Obstruction of the airways causes the sleeper to wake up (usually not fully) and take several deep breaths. As this happens frequently (many times per hour), it reduces sleep quality and may have some (or all) of the following effects on the person:

  • Snoring (due to taking deep breaths and the obstructed airways)
  • Feeling tired during the day, sleepiness
  • Headaches, especially after wake up
  • Difficult concentration
  • Mood swings

Note that while all of the above effects may indicate that a person is suffering from OSA, none of them are definitive and dedicated tests are necessary for reliable diagnosis.

Risk Factors

  • Age
  • Obesity
  • Hypothyroidism (low levels of the thyroid hormone which controls metabolism)
  • Family history

OSA is also associated with an increased risk of coronary artery disease, hypertension and stroke although there is some debate as to whether the association is causal or secondary to associated obesity, which is often present.

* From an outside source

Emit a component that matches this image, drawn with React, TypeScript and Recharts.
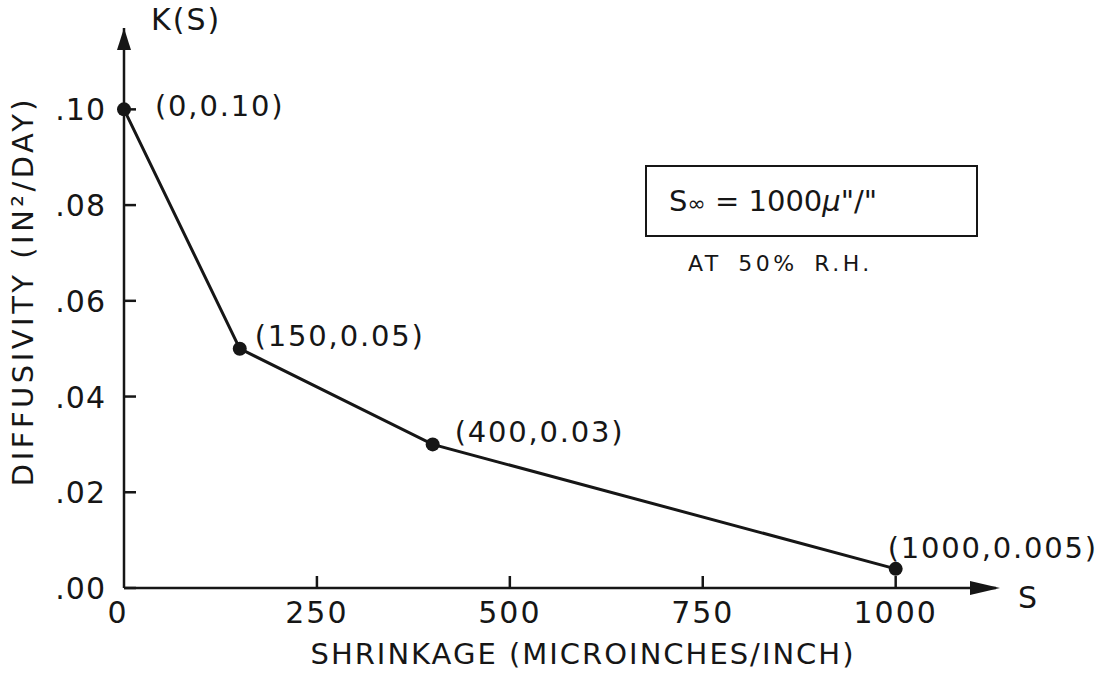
import {
  LineChart, Line, XAxis, YAxis, ReferenceDot, LabelList
} from 'recharts';

const shrinkage = [0, 150, 400, 1000];
const diffusivity = [0.1, 0.05, 0.03, 0.004];
const pointLabels = ['(0,0.10)', '(150,0.05)', '(400,0.03)', '(1000,0.005)'];

const xTicks = [0, 250, 500, 750, 1000];
const xTickLabels = ['0', '250', '500', '750', '1000'];
const yTicks = [0, 0.02, 0.04, 0.06, 0.08, 0.1];
const yTickLabels = ['.00', '.02', '.04', '.06', '.08', '.10'];

const data = shrinkage.map((s, i) => ({ s, k: diffusivity[i] }));

// where each point label sits relative to its dot
const labelOffsets = [
  [31, 7], [15, -3], [22, -2], [-8, -11],
];

const FONT = '"DejaVu Sans", sans-serif';
const INK = '#161616';

const YTick = (props: any) => {
  const { x, y, index } = props;
  return (
    <g>
      <line x1={x} x2={x + 12} y1={y} y2={y} stroke={INK} strokeWidth={2.5} />
      <text x={x - 18} y={y + 11} textAnchor="end" fontSize={30} letterSpacing={1} fill={INK} fontFamily={FONT}>
        {yTickLabels[index]}
      </text>
    </g>
  );
};

const XTick = (props: any) => {
  const { x, y, index } = props;
  return (
    <g>
      {index > 0 && <line x1={x} x2={x} y1={y} y2={y - 12} stroke={INK} strokeWidth={2.5} />}
      <text x={x - (index === 0 ? 6 : 0)} y={y + 35} textAnchor="middle" fontSize={30} letterSpacing={2} fill={INK} fontFamily={FONT}>
        {xTickLabels[index]}
      </text>
    </g>
  );
};

const Dot = (props: any) => {
  const { cx, cy } = props;
  return <circle cx={cx} cy={cy} r={7} fill={INK} />;
};

const PointLabel = (props: any) => {
  const { x, y, index } = props;
  const [dx, dy] = labelOffsets[index];
  return (
    <text x={x + dx} y={y + dy} fontSize={29} letterSpacing={1.8} fill={INK} fontFamily={FONT}>
      {pointLabels[index]}
    </text>
  );
};

const UpArrow = (props: any) => {
  const { cx, cy } = props;
  return (
    <g>
      <path d={`M${cx},${cy} L${cx - 7},${cy + 22} L${cx + 7},${cy + 22} Z`} fill={INK} />
      <text x={cx + 27} y={cy + 2} fontSize={30} letterSpacing={2} fill={INK} fontFamily={FONT}>K(S)</text>
    </g>
  );
};

const RightArrow = (props: any) => {
  const { cx, cy } = props;
  return (
    <g>
      <path d={`M${cx + 4},${cy} L${cx - 26},${cy - 7} L${cx - 26},${cy + 7} Z`} fill={INK} />
      <text x={cx + 22} y={cy + 20} fontSize={30} fill={INK} fontFamily={FONT}>S</text>
    </g>
  );
};

const App = () => {
  return (
    <div style={{ position: 'absolute', left: 0, top: 0, width: 1104, height: 682, background: '#fff' }}>
      <LineChart width={1104} height={682} data={data} margin={{ top: 28, right: 108, bottom: 0, left: 0 }}>
        <XAxis
          dataKey="s"
          type="number"
          domain={[0, 1130]}
          ticks={xTicks}
          height={94}
          tickSize={0}
          tickMargin={0}
          tickLine={false}
          axisLine={{ stroke: INK, strokeWidth: 2.5 }}
          tick={<XTick />}
          label={{
            content: ({ viewBox }: any) => (
              <text x={viewBox.x + viewBox.width / 2 + 23} y={viewBox.y + 76} textAnchor="middle"
                fontSize={29} letterSpacing={2} fill={INK} fontFamily={FONT}>
                SHRINKAGE (MICROINCHES/INCH)
              </text>
            ),
          }}
        />
        <YAxis
          type="number"
          domain={[0, 0.117]}
          ticks={yTicks}
          width={124}
          tickSize={0}
          tickMargin={0}
          tickLine={false}
          axisLine={{ stroke: INK, strokeWidth: 2.5 }}
          tick={<YTick />}
          label={{
            content: ({ viewBox }: any) => {
              const cx = 23;
              const cy = viewBox.y + viewBox.height / 2 - 17;
              return (
                <text x={cx} y={cy} transform={`rotate(-90 ${cx} ${cy})`} textAnchor="middle"
                  dominantBaseline="central" fontSize={29} letterSpacing={3.5} fill={INK} fontFamily={FONT}>
                  DIFFUSIVITY (IN²/DAY)
                </text>
              );
            },
          }}
        />
        <Line
          type="linear"
          dataKey="k"
          stroke={INK}
          strokeWidth={3}
          dot={<Dot />}
          activeDot={false}
          isAnimationActive={false}
        >
          <LabelList dataKey="k" content={<PointLabel />} />
        </Line>
        <ReferenceDot x={0} y={0.117} ifOverflow="visible" shape={<UpArrow />} />
        <ReferenceDot x={1130} y={0} ifOverflow="visible" shape={<RightArrow />} />
      </LineChart>
      <div
        style={{
          position: 'absolute', left: 645, top: 165, width: 333, height: 72,
          border: `2.5px solid ${INK}`, boxSizing: 'border-box',
          fontFamily: FONT, fontSize: 29, color: INK,
          display: 'flex', alignItems: 'center', paddingLeft: 22,
        }}
      >
        <span>S<span style={{ fontSize: 22 }}>∞</span> = 1000<i>μ</i>"/"</span>
      </div>
      <div
        style={{
          position: 'absolute', left: 688, top: 251, fontFamily: FONT, fontSize: 22,
          letterSpacing: 3.5, wordSpacing: 6, color: INK, whiteSpace: 'nowrap',
        }}
      >
        AT 50% R.H.
      </div>
    </div>
  );
};

export default App;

OSA is diagnosed by a performing a sleep study. This can be done at home or through an overnight stay in a specialized sleep laboratory.

Diagonosed, suspected or unsatisfactorily treated OSA may lead to a pilot or air traffic controller being assessed as temporarily unfit. Return to flying/provision of service is normally allowed after successful treatment, demonstrated by reduced daytime sleepiness and absence of snoring. 


Sleep apnoea can sometimes be treated by making lifestyle changes like losing weight, giving up smoking and reducing how much alcohol a person drinks.

In some cases, the use of a specially shaped pillow or shirt may reduce sleep apnea episodes, usually by causing users to sleep on the side instead of on the back or in a reclining position instead of flat.

Continuous positive airway pressure (CPAP) is a dedicated solution for OSA treatment. This is a device that keeps the patient’s airway open during sleep by means of a flow of pressurized air into the throat. The CPAP mask is similar to the cockpit oxygen mask and the devices are light-weight and quiet. Therefore, CPAP is the most commonly used treatment for sleep apnea. This treatment is extremely effective for those who tolerate it (most people do). Unless major weight loss occurs, CPAP treatment is likely to be needed lifelong.

Another option is to use oral appliance therapy (OAT) (also called mandibular advancement device, MAD), which is a custom-made mouthpiece that shifts the lower jaw forward thus opening up the airway.

In some cases surgery (e.g. removing large tonsils) can be helpful.